* _Your objective_: Transcribe all of the data exactly. Omit the pictures.

-------------------------

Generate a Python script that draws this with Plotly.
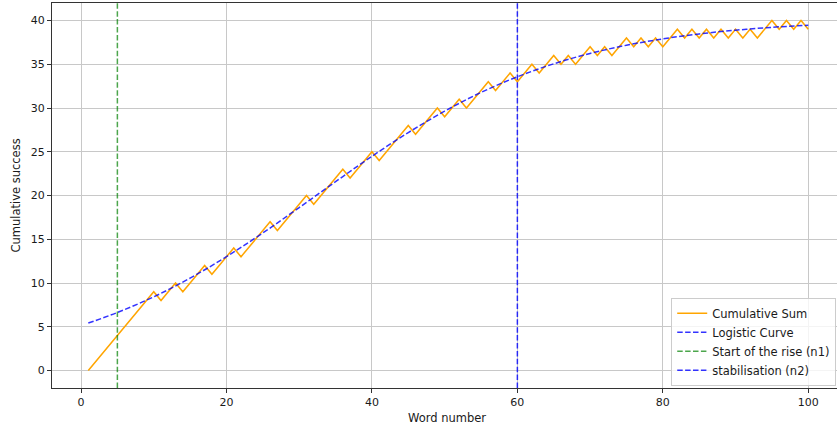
import plotly.graph_objects as go

# ---- data ----
words = list(range(1, 101))
cumulative = [0, 1, 2, 3, 4, 5, 6, 7, 8, 9,
              8, 9, 10, 9, 10, 11, 12, 11, 12, 13,
              14, 13, 14, 15, 16, 17, 16, 17, 18, 19,
              20, 19, 20, 21, 22, 23, 22, 23, 24, 25,
              24, 25, 26, 27, 28, 27, 28, 29, 30, 29,
              30, 31, 30, 31, 32, 33, 32, 33, 34, 33,
              34, 35, 34, 35, 36, 35, 36, 35, 36, 37,
              36, 37, 36, 37, 38, 37, 38, 37, 38, 37,
              38, 39, 38, 39, 38, 39, 38, 39, 38, 39,
              38, 39, 38, 39, 40, 39, 40, 39, 40, 39]

logistic_x = [1, 5, 10, 15, 20, 25, 30, 35, 40, 45, 50,
              55, 60, 65, 70, 75, 80, 85, 90, 95, 100]
logistic_y = [5.42, 6.63, 8.42, 10.56, 13.01, 15.72, 18.62, 21.58, 24.48, 27.19, 29.64,
              31.78, 33.57, 35.05, 36.24, 37.17, 37.90, 38.46, 38.89, 39.22, 39.46]

n1 = 5
n2 = 60

x_ticks = [0, 20, 40, 60, 80, 100]
y_ticks = [0, 5, 10, 15, 20, 25, 30, 35, 40]
y_range = [-2, 42]
x_range = [-3.99, 103.95]

font_family = "DejaVu Sans"
text_color = "#1a1a1a"
grid_color = "#c8c8c8"
dash = "5.5px,2.4px"

fig = go.Figure()
fig.add_trace(go.Scatter(x=words, y=cumulative, mode="lines", name="Cumulative Sum",
                         line=dict(color="#FFA500", width=1.5)))
fig.add_trace(go.Scatter(x=logistic_x, y=logistic_y, mode="lines", name="Logistic Curve",
                         line=dict(color="rgba(0,0,255,0.8)", width=1.5, dash=dash, shape="spline")))
fig.add_trace(go.Scatter(x=[n1, n1], y=y_range, mode="lines", name="Start of the rise (n1)",
                         line=dict(color="rgba(0,128,0,0.7)", width=1.5, dash=dash)))
fig.add_trace(go.Scatter(x=[n2, n2], y=y_range, mode="lines", name="stabilisation (n2)",
                         line=dict(color="rgba(0,0,255,0.8)", width=1.5, dash=dash)))

fig.update_layout(
    width=837, height=427,
    margin=dict(l=52, r=0, t=3, b=39),
    plot_bgcolor="white", paper_bgcolor="white",
    font=dict(family=font_family, size=11, color=text_color),
    showlegend=True,
    legend=dict(x=0.999, xanchor="right", y=0.006, yanchor="bottom",
                bgcolor="rgba(255,255,255,0.8)", bordercolor="#cccccc", borderwidth=1,
                font=dict(size=11.5, color=text_color), itemwidth=30,
                tracegroupgap=0),
    xaxis=dict(range=x_range, tickvals=x_ticks, ticks="outside", ticklen=4, tickcolor="#333",
               showgrid=True, gridcolor=grid_color, gridwidth=1, zeroline=False,
               showline=True, linecolor="#333", linewidth=1, mirror=True,
               tickfont=dict(size=11, color=text_color)),
    yaxis=dict(range=y_range, tickvals=y_ticks, ticks="outside", ticklen=4, tickcolor="#333",
               showgrid=True, gridcolor=grid_color, gridwidth=1, zeroline=False,
               showline=True, linecolor="#333", linewidth=1, mirror=False,
               tickfont=dict(size=11, color=text_color)),
    annotations=[
        dict(text="Word number", xref="paper", yref="paper", x=0.503, y=-0.078,
             xanchor="center", yanchor="middle", showarrow=False,
             font=dict(size=11.5, color=text_color)),
        dict(text="Cumulative success", xref="paper", yref="paper", x=-0.047, y=0.5,
             xanchor="center", yanchor="middle", textangle=-90, showarrow=False,
             font=dict(size=11.5, color=text_color)),
    ],
)

fig.write_html("out.html", config={"displayModeBar": False},
               post_script="document.body.style.margin='0';document.body.style.overflow='hidden';")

-------------------------

* _Exercise solution_:
Generate a Python script that draws this with Plotly.
import plotly.graph_objects as go

# ---- data ----
words = list(range(1, 101))
cumulative = [0, 1, 2, 3, 4, 5, 6, 7, 8, 9,
              8, 9, 10, 9, 10, 11, 12, 11, 12, 13,
              14, 13, 14, 15, 16, 17, 16, 17, 18, 19,
              20, 19, 20, 21, 22, 23, 22, 23, 24, 25,
              24, 25, 26, 27, 28, 27, 28, 29, 30, 29,
              30, 31, 30, 31, 32, 33, 32, 33, 34, 33,
              34, 35, 34, 35, 36, 35, 36, 35, 36, 37,
              36, 37, 36, 37, 38, 37, 38, 37, 38, 37,
              38, 39, 38, 39, 38, 39, 38, 39, 38, 39,
              38, 39, 38, 39, 40, 39, 40, 39, 40, 39]

logistic_x = [1, 5, 10, 15, 20, 25, 30, 35, 40, 45, 50,
              55, 60, 65, 70, 75, 80, 85, 90, 95, 100]
logistic_y = [5.42, 6.63, 8.42, 10.56, 13.01, 15.72, 18.62, 21.58, 24.48, 27.19, 29.64,
              31.78, 33.57, 35.05, 36.24, 37.17, 37.90, 38.46, 38.89, 39.22, 39.46]

n1 = 5
n2 = 60

x_ticks = [0, 20, 40, 60, 80, 100]
y_ticks = [0, 5, 10, 15, 20, 25, 30, 35, 40]
y_range = [-2, 42]
x_range = [-3.99, 103.95]

font_family = "DejaVu Sans"
text_color = "#1a1a1a"
grid_color = "#c8c8c8"
dash = "5.5px,2.4px"

fig = go.Figure()
fig.add_trace(go.Scatter(x=words, y=cumulative, mode="lines", name="Cumulative Sum",
                         line=dict(color="#FFA500", width=1.5)))
fig.add_trace(go.Scatter(x=logistic_x, y=logistic_y, mode="lines", name="Logistic Curve",
                         line=dict(color="rgba(0,0,255,0.8)", width=1.5, dash=dash, shape="spline")))
fig.add_trace(go.Scatter(x=[n1, n1], y=y_range, mode="lines", name="Start of the rise (n1)",
                         line=dict(color="rgba(0,128,0,0.7)", width=1.5, dash=dash)))
fig.add_trace(go.Scatter(x=[n2, n2], y=y_range, mode="lines", name="stabilisation (n2)",
                         line=dict(color="rgba(0,0,255,0.8)", width=1.5, dash=dash)))

fig.update_layout(
    width=837, height=427,
    margin=dict(l=52, r=0, t=3, b=39),
    plot_bgcolor="white", paper_bgcolor="white",
    font=dict(family=font_family, size=11, color=text_color),
    showlegend=True,
    legend=dict(x=0.999, xanchor="right", y=0.006, yanchor="bottom",
                bgcolor="rgba(255,255,255,0.8)", bordercolor="#cccccc", borderwidth=1,
                font=dict(size=11.5, color=text_color), itemwidth=30,
                tracegroupgap=0),
    xaxis=dict(range=x_range, tickvals=x_ticks, ticks="outside", ticklen=4, tickcolor="#333",
               showgrid=True, gridcolor=grid_color, gridwidth=1, zeroline=False,
               showline=True, linecolor="#333", linewidth=1, mirror=True,
               tickfont=dict(size=11, color=text_color)),
    yaxis=dict(range=y_range, tickvals=y_ticks, ticks="outside", ticklen=4, tickcolor="#333",
               showgrid=True, gridcolor=grid_color, gridwidth=1, zeroline=False,
               showline=True, linecolor="#333", linewidth=1, mirror=False,
               tickfont=dict(size=11, color=text_color)),
    annotations=[
        dict(text="Word number", xref="paper", yref="paper", x=0.503, y=-0.078,
             xanchor="center", yanchor="middle", showarrow=False,
             font=dict(size=11.5, color=text_color)),
        dict(text="Cumulative success", xref="paper", yref="paper", x=-0.047, y=0.5,
             xanchor="center", yanchor="middle", textangle=-90, showarrow=False,
             font=dict(size=11.5, color=text_color)),
    ],
)

fig.write_html("out.html", config={"displayModeBar": False},
               post_script="document.body.style.margin='0';document.body.style.overflow='hidden';")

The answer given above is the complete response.